Impact of Abcc2 [Multidrug Resistance-Associated Protein (Mrp) 2], Abcc3 (Mrp3), and Abcg2 (Breast Cancer Resistance Protein) on the Oral Pharmacokinetics of Methotrexate and Its Main Metabolite 7-Hydroxymethotrexate

Vlaming M. L. H., van Esch A., van de Steeg E., Pala Z., Wagenaar E., van Tellingen O., ...More

DRUG METABOLISM AND DISPOSITION, vol.39, no.8, pp.1338-1344, 2011 (SCI-Expanded) identifier identifier identifier

  • Publication Type: Article / Article
  • Volume: 39 Issue: 8
  • Publication Date: 2011
  • Doi Number: 10.1124/dmd.111.038794
  • Journal Indexes: Science Citation Index Expanded (SCI-EXPANDED), Scopus
  • Page Numbers: pp.1338-1344
  • Istanbul University Affiliated: Yes


The ATP-binding cassette (ABC) transporters ABCC2 [ multidrug resistance-associated protein (MRP) 2], ABCC3 (MRP3), and ABCG2 (breast cancer resistance protein) are involved in the efflux of potentially toxic compounds from the body.
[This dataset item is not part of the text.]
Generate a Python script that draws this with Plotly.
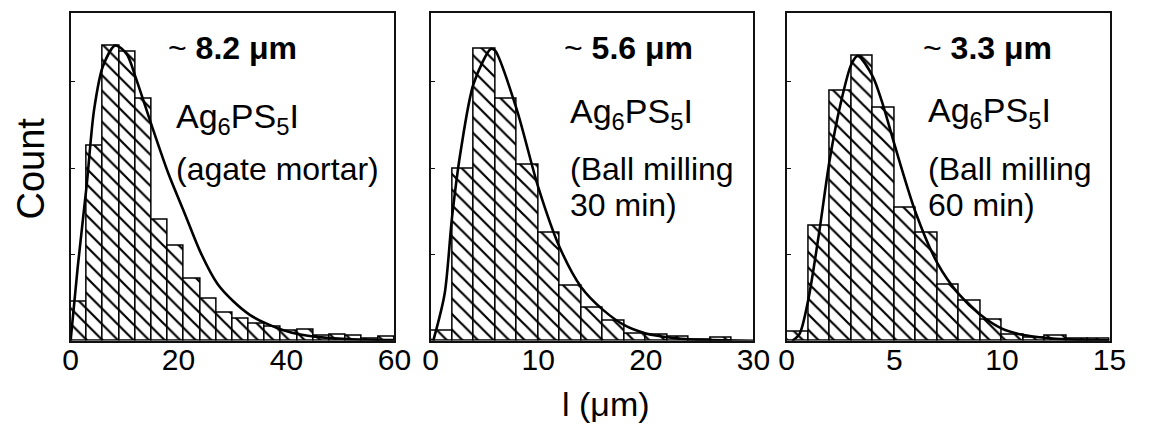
import numpy as np
import plotly.graph_objects as go

# ---------------- data ----------------
# Panel 1: agate mortar (bins of 3 um, 0-60)
p1_bin = 3
p1_counts = [22.7, 112.8, 170.9, 167.6, 139.9, 70.2, 55.2, 35.7, 24.2, 16.3,
             13.0, 10.1, 8.1, 5.6, 6.2, 2.7, 3.7, 2.7, 1.4, 2.3]
p1_fit_x = [0, 1.33, 2.96, 4.36, 5.99, 8.29, 10.4, 12.0, 15.1, 18.1, 21.1, 24.1,
            27.2, 30.2, 33.2, 36.2, 39.3, 42.3, 45.3, 51.4, 60]
p1_fit_y = [0, 43, 89.5, 134, 159, 171, 166, 153, 124, 97, 74, 51,
            33, 22.7, 15, 10, 6.2, 3.7, 2.3, 1.0, 0.4]

# Panel 2: ball milling 30 min (bins of 2 um, 0-28)
p2_bin = 2
p2_counts = [5.8, 99.4, 169.0, 140.3, 101.7, 62.7, 31.7, 19.1, 11.4, 4.2,
             3.3, 2.3, 0.8, 1.9]
p2_fit_x = [0.25, 1.3, 2.0, 2.8, 4.0, 5.6, 6.0, 8.0, 10.0, 12.0, 14.0, 16.0,
            18.0, 20.0, 22.0, 24.0, 26.0, 30.0]
p2_fit_y = [0, 27, 72, 110, 149, 169, 168, 134, 89, 54, 31, 18,
            9, 4.2, 2.0, 0.8, 0.4, 0]

# Panel 3: ball milling 60 min (bins of 1 um, 0-15)
p3_bin = 1
p3_counts = [5.2, 66.6, 144.6, 164.9, 135.0, 77.2, 62.7, 32.2, 23.0, 12.0,
             3.3, 1.9, 2.9, 1.0, 1.4]
p3_fit_x = [0.26, 0.6, 1.0, 1.5, 2.0, 2.5, 3.0, 3.3, 4.0, 4.5, 5.0, 6.0, 7.0,
            8.0, 9.0, 10.0, 11.0, 12.0, 13.0, 15.0]
p3_fit_y = [0, 4, 23.5, 62, 105, 137, 160, 165, 153, 135.5, 114, 74, 45,
            27, 15, 7, 3.3, 1.7, 0.8, 0.2]

x_ranges = [[0, 60], [0, 30], [0, 15]]
x_ticks = [[0, 20, 40, 60], [0, 10, 20, 30], [0, 5, 10, 15]]
sizes = ["8.2 μm", "5.6 μm", "3.3 μm"]
labels = [["(agate mortar)"], ["(Ball milling", "30 min)"], ["(Ball milling", "60 min)"]]

# ---------------- figure ----------------
W, H = 1150, 426
FONT = "Liberation Sans, Arial, sans-serif"
panels = [(p1_bin, p1_counts, p1_fit_x, p1_fit_y),
          (p2_bin, p2_counts, p2_fit_x, p2_fit_y),
          (p3_bin, p3_counts, p3_fit_x, p3_fit_y)]
x_px = [(64, 395), (432, 762), (796, 1126)]
y_px = (12.7, 340.7)

fig = go.Figure()
ann = []
for i, (w, counts, fx, fy) in enumerate(panels):
    xa = "x" if i == 0 else f"x{i+1}"
    ya = "y" if i == 0 else f"y{i+1}"
    centers = np.arange(len(counts)) * w + w / 2
    fig.add_trace(go.Bar(
        x=centers, y=counts, width=w, xaxis=xa, yaxis=ya,
        marker=dict(color="white", line=dict(color="black", width=1.5),
                    pattern=dict(shape="\\", fgcolor="black", bgcolor="white",
                                 fgopacity=1, size=11, solidity=0.2)),
        showlegend=False, hoverinfo="skip"))
    fig.add_trace(go.Scatter(
        x=fx, y=fy, xaxis=xa, yaxis=ya, mode="lines",
        line=dict(color="black", width=2.6, shape="spline", smoothing=0.8),
        showlegend=False, hoverinfo="skip"))

    dom = [x_px[i][0] / W, x_px[i][1] / W]
    key = "" if i == 0 else str(i + 1)
    fig.layout["xaxis" + key] = dict(
        domain=dom, range=x_ranges[i], tickvals=x_ticks[i],
        showline=True, linecolor="#111", linewidth=1.5, mirror=True,
        ticks="", showgrid=False, zeroline=False,
        tickfont=dict(size=30, color="black", family=FONT),
        anchor=ya, ticklabelstandoff=-8)
    fig.layout["yaxis" + key] = dict(
        domain=[1 - y_px[1] / H, 1 - y_px[0] / H], range=[0, 190], dtick=50,
        showline=True, linecolor="#111", linewidth=1.5, mirror=True,
        ticks="inside", ticklen=5, tickcolor="#111", showticklabels=False,
        showgrid=False, zeroline=False, anchor=xa)

# annotations
size_cx = [229, 634, 1001]
text_x0 = [170, 572, 938]
size_y = [48, 48, 48]
ag_y = [118, 114, 113]
line_y = [[169], [169, 205], [169, 205]]
for i in range(3):
    ann.append(dict(x=size_cx[i] / W, y=1 - size_y[i] / H, xref="paper", yref="paper",
                    text=f"~ <b>{sizes[i]}</b>", showarrow=False,
                    xanchor="center", yanchor="middle",
                    font=dict(size=32, color="black", family=FONT)))
    ann.append(dict(x=text_x0[i] / W, y=1 - ag_y[i] / H, xref="paper", yref="paper",
                    text="Ag<sub>6</sub>PS<sub>5</sub>I", showarrow=False,
                    xanchor="left", yanchor="middle",
                    font=dict(size=34, color="black", family=FONT)))
    for t, yy in zip(labels[i], line_y[i]):
        ann.append(dict(x=text_x0[i] / W, y=1 - yy / H, xref="paper", yref="paper",
                        text=t, showarrow=False, xanchor="left", yanchor="middle",
                        font=dict(size=32, color="black", family=FONT)))

ann.append(dict(x=24 / W, y=1 - 168 / H, xref="paper", yref="paper", text="Count",
                textangle=-90, showarrow=False, xanchor="center", yanchor="middle",
                font=dict(size=38, color="black", family=FONT)))
ann.append(dict(x=611 / W, y=1 - 404 / H, xref="paper", yref="paper", text="l (μm)",
                showarrow=False, xanchor="center", yanchor="middle",
                font=dict(size=34, color="black", family=FONT)))

fig.update_layout(width=W, height=H, margin=dict(l=0, r=0, t=0, b=0),
                  paper_bgcolor="white", plot_bgcolor="white",
                  bargap=0, annotations=ann, font=dict(family=FONT, color="black"))

fig.write_html("out.html")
We have shown before that ABCC2, ABCC3, and ABCG2 together influence the pharmacokinetics of the anticancer and antirheumatic drug methotrexate (MTX) and its toxic metabolite 7-hydroxymethotrexate (7OH-MTX) after intravenous MTX administration. We now have used Abcc2; Abcc3; Abcg2(-/-) and corresponding single and double knockout mice to investigate the relative impact of these transporters on MTX and 7OH-MTX pharmacokinetics after oral MTX administration (50 mg/kg). The plasma areas under the curve (AUC(plasma)) in Abcg2(-/-) and Abcc2; Abcg2(-/-) mice were 1.7- and 3.0-fold higher than those in wild-type mice, respectively, suggesting additive effects of Abcc2 and Abcg2 on oral MTX pharmacokinetics. However, the AUC(plasma) in Abcc2; Abcc3; Abcg2(-/-) mice was not different from that in wild-type mice, indicating that Abcc3 protein is necessary for increased MTX plasma concentrations in the absence of Abcc2 and/or Abcg2. Furthermore, 2 h after administration, MTX liver levels were increased in Abcg2-deficient strains and MTX kidney levels were 2.2-fold increased in Abcc2; Abcg2(-/-) mice compared with those in wild-type mice. The absence of Abcc2 and/or Abcg2 also led to significantly increased liver and kidney levels of 7OH-MTX. Our results suggest that inhibition of ABCG2 and/or ABCC2, genetic polymorphisms or mutations reducing expression or activity of these proteins may increase the oral availability of MTX. Such conditions may also present risk factors for increased MTX-related toxicity in patients treated with oral MTX.